PGP the product has had a long and interesting past. It began as a piece of shareware written by Phil Zimmerman in the early 1990s called Pretty Good Privacy, a DOS-based command-line encryption utility that was used by uber-hackers to keep their emails from prying eyes and keyboards. Back then the Internet was young, the Web was still to come, and to make matters worse, the US Government quickly banned the nascent software utility, claiming that email encryption was a national security threat.
Well, eventually the government came to its senses and PGP became the gold standard for keeping emails private. A software company grew around the utility and became successful enough that the conglomerate called Network Associates bought PGP in 1997.
After several releases, including support for Windows and Unix, a group of investors were formed in 2002 and purchased the assets and intellectual property back from Network Associates (which is now called McAfee) to have a successful life as PGP Corp.
Phil Dunkelberger - President and CEO of PGP
The company is run by Phil Dunkelberger, who was at the helm in the days before Network Associates era in the mid 1990s.
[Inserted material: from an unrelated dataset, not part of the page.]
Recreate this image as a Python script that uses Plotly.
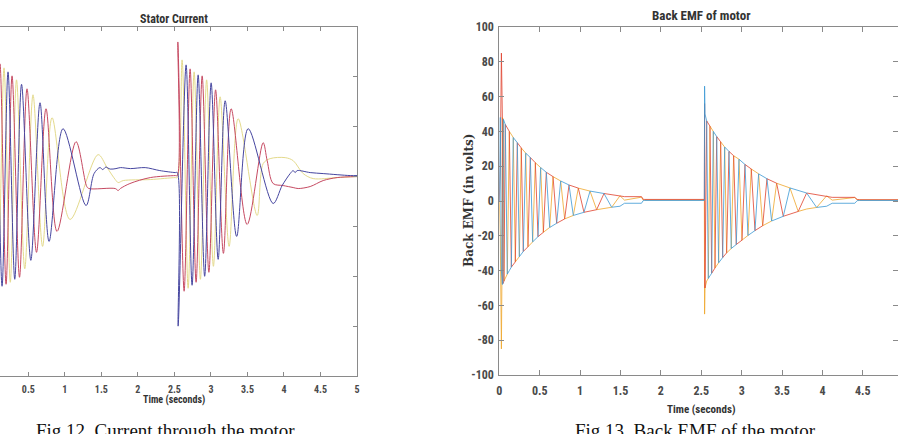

The president and CEO is a soft-spoken but very intense man who is very focused on the task at hand - making PGP into the best encryption software provider, bar none.
Dunkelberger has a long heritage with his technology chops, going back to Xerox's Palo Alto Research Labs in the late 1970s when they introduced the Star workstation, the precursor of the modern PC. He runs both Mac and Windows PCs today. We caught up with him recently in San Francisco, where he spoke to us about how the company was formed, where it is going, and how its channel and products have evolved.
Q. How easy was it to take PGP's assets out of Network Associates (NAI)?
A: It was actually fairly easy for us. NAI had told the world that they were going to discontinue innovating PGP and that they weren't going to support the products. So the end of life notice was already given when we picked up the assets from NAI.
I have seen more and more resurrected companies since we did our deal. There are a number of small and big opportunities and the traditional venture mode is changing. You can get a head start by acquiring these assets. My advice to entrepreneurs is instead of build it yourself to begin with, look for proven, standards-based technology or a vertical market, and then pursue this. Because in our case it certainly gave us a running start.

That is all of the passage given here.